* _Exercise details_
Set the listing down again exactly, please, apart from its pictures.
[begin Information provided]
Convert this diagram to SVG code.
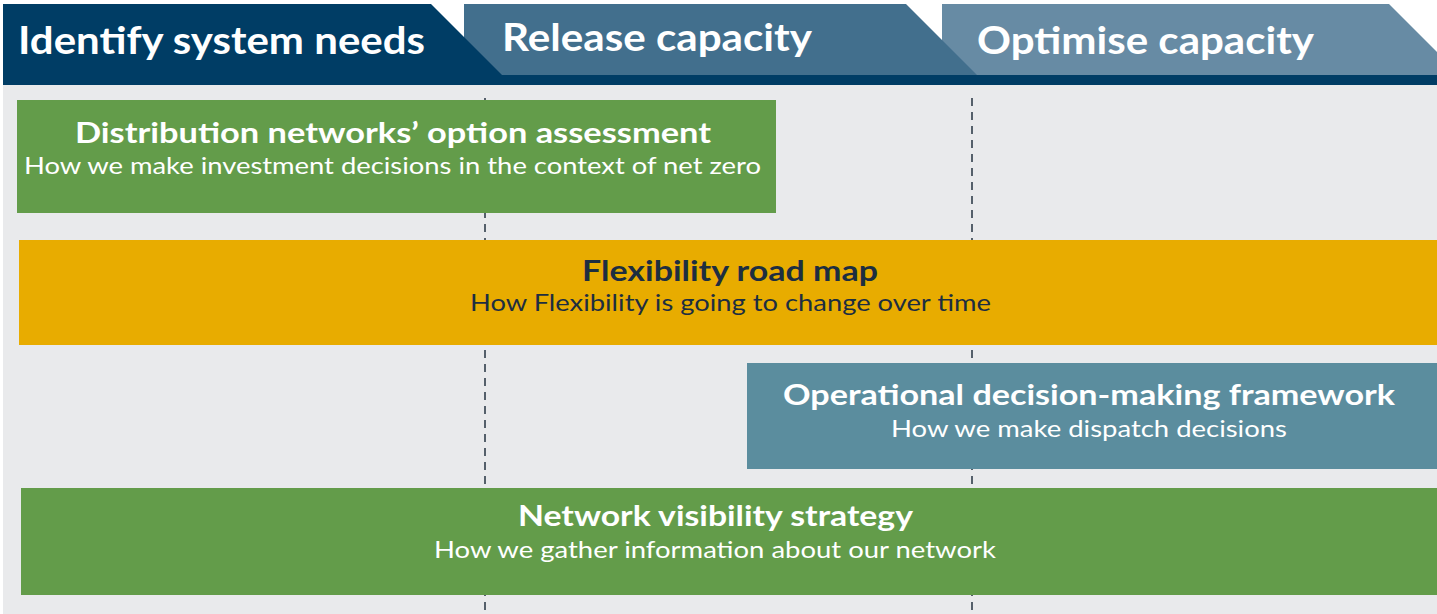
<svg xmlns="http://www.w3.org/2000/svg" width="1437" height="614" viewBox="0 0 1437 614">
<defs>
<style>
.hd{font-family:Lato,"Open Sans","Liberation Sans",sans-serif;font-weight:700;font-size:38px;fill:#ffffff}
.tt{font-family:Lato,"Open Sans","Liberation Sans",sans-serif;font-weight:700;font-size:29px;fill:#ffffff;text-anchor:middle}
.st{font-family:Lato,"Open Sans","Liberation Sans",sans-serif;font-weight:400;font-size:23px;fill:#ffffff;text-anchor:middle}
.dk{fill:#1d2e40}
.dash{stroke:#55606b;stroke-width:2;stroke-dasharray:8 6;fill:none}
</style>
</defs>
<rect x="0" y="0" width="1437" height="614" fill="#ffffff"/>
<rect x="3" y="84" width="1434" height="530" fill="#e9eaec"/>
<g id="header">
<polygon points="942,4 1389,4 1437,52 1437,75 942,75" fill="#678ba4"/>
<polygon points="464,4 906,4 977,75 464,75" fill="#426f8d"/>
<polygon points="3,4 431,4 502,75 3,75" fill="#003d65"/>
<rect x="3" y="75" width="1434" height="10" fill="#003d65"/>
<text class="hd" x="18" y="54" textLength="407" lengthAdjust="spacingAndGlyphs">Identify system needs</text>
<text class="hd" x="502" y="51" textLength="310" lengthAdjust="spacingAndGlyphs">Release capacity</text>
<text class="hd" x="977" y="54" textLength="337" lengthAdjust="spacingAndGlyphs">Optimise capacity</text>
</g>
<g id="connectors">
<line class="dash" x1="485" y1="98" x2="485" y2="614"/>
<line class="dash" x1="972" y1="98" x2="972" y2="614"/>
</g>
<g id="dnoa">
<rect x="17" y="100" width="759" height="113" fill="#639c4a"/>
<text class="tt" x="393" y="143" textLength="636" lengthAdjust="spacingAndGlyphs">Distribution networks’ option assessment</text>
<text class="st" x="392.5" y="174" textLength="737" lengthAdjust="spacingAndGlyphs">How we make investment decisions in the context of net zero</text>
</g>
<g id="flex">
<rect x="19" y="240" width="1418" height="105" fill="#e8ac00"/>
<text class="tt dk" x="730" y="281" textLength="296" lengthAdjust="spacingAndGlyphs">Flexibility road map</text>
<text class="st dk" x="730.5" y="311" textLength="521" lengthAdjust="spacingAndGlyphs">How Flexibility is going to change over time</text>
</g>
<g id="odmf">
<rect x="747" y="363" width="690" height="106" fill="#5b8d9e"/>
<text class="tt" x="1089" y="405" textLength="612" lengthAdjust="spacingAndGlyphs">Operational decision-making framework</text>
<text class="st" x="1089" y="437" textLength="396" lengthAdjust="spacingAndGlyphs">How we make dispatch decisions</text>
</g>
<g id="nvs">
<rect x="21" y="488" width="1416" height="107" fill="#639c4a"/>
<text class="tt" x="715.5" y="526" textLength="395" lengthAdjust="spacingAndGlyphs">Network visibility strategy</text>
<text class="st" x="715" y="558" textLength="562" lengthAdjust="spacingAndGlyphs">How we gather information about our network</text>
</g>
</svg>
[end Information provided]
* _Solved exercise_
Convert this diagram to SVG code.
<svg xmlns="http://www.w3.org/2000/svg" width="1437" height="614" viewBox="0 0 1437 614">
<defs>
<style>
.hd{font-family:Lato,"Open Sans","Liberation Sans",sans-serif;font-weight:700;font-size:38px;fill:#ffffff}
.tt{font-family:Lato,"Open Sans","Liberation Sans",sans-serif;font-weight:700;font-size:29px;fill:#ffffff;text-anchor:middle}
.st{font-family:Lato,"Open Sans","Liberation Sans",sans-serif;font-weight:400;font-size:23px;fill:#ffffff;text-anchor:middle}
.dk{fill:#1d2e40}
.dash{stroke:#55606b;stroke-width:2;stroke-dasharray:8 6;fill:none}
</style>
</defs>
<rect x="0" y="0" width="1437" height="614" fill="#ffffff"/>
<rect x="3" y="84" width="1434" height="530" fill="#e9eaec"/>
<g id="header">
<polygon points="942,4 1389,4 1437,52 1437,75 942,75" fill="#678ba4"/>
<polygon points="464,4 906,4 977,75 464,75" fill="#426f8d"/>
<polygon points="3,4 431,4 502,75 3,75" fill="#003d65"/>
<rect x="3" y="75" width="1434" height="10" fill="#003d65"/>
<text class="hd" x="18" y="54" textLength="407" lengthAdjust="spacingAndGlyphs">Identify system needs</text>
<text class="hd" x="502" y="51" textLength="310" lengthAdjust="spacingAndGlyphs">Release capacity</text>
<text class="hd" x="977" y="54" textLength="337" lengthAdjust="spacingAndGlyphs">Optimise capacity</text>
</g>
<g id="connectors">
<line class="dash" x1="485" y1="98" x2="485" y2="614"/>
<line class="dash" x1="972" y1="98" x2="972" y2="614"/>
</g>
<g id="dnoa">
<rect x="17" y="100" width="759" height="113" fill="#639c4a"/>
<text class="tt" x="393" y="143" textLength="636" lengthAdjust="spacingAndGlyphs">Distribution networks’ option assessment</text>
<text class="st" x="392.5" y="174" textLength="737" lengthAdjust="spacingAndGlyphs">How we make investment decisions in the context of net zero</text>
</g>
<g id="flex">
<rect x="19" y="240" width="1418" height="105" fill="#e8ac00"/>
<text class="tt dk" x="730" y="281" textLength="296" lengthAdjust="spacingAndGlyphs">Flexibility road map</text>
<text class="st dk" x="730.5" y="311" textLength="521" lengthAdjust="spacingAndGlyphs">How Flexibility is going to change over time</text>
</g>
<g id="odmf">
<rect x="747" y="363" width="690" height="106" fill="#5b8d9e"/>
<text class="tt" x="1089" y="405" textLength="612" lengthAdjust="spacingAndGlyphs">Operational decision-making framework</text>
<text class="st" x="1089" y="437" textLength="396" lengthAdjust="spacingAndGlyphs">How we make dispatch decisions</text>
</g>
<g id="nvs">
<rect x="21" y="488" width="1416" height="107" fill="#639c4a"/>
<text class="tt" x="715.5" y="526" textLength="395" lengthAdjust="spacingAndGlyphs">Network visibility strategy</text>
<text class="st" x="715" y="558" textLength="562" lengthAdjust="spacingAndGlyphs">How we gather information about our network</text>
</g>
</svg>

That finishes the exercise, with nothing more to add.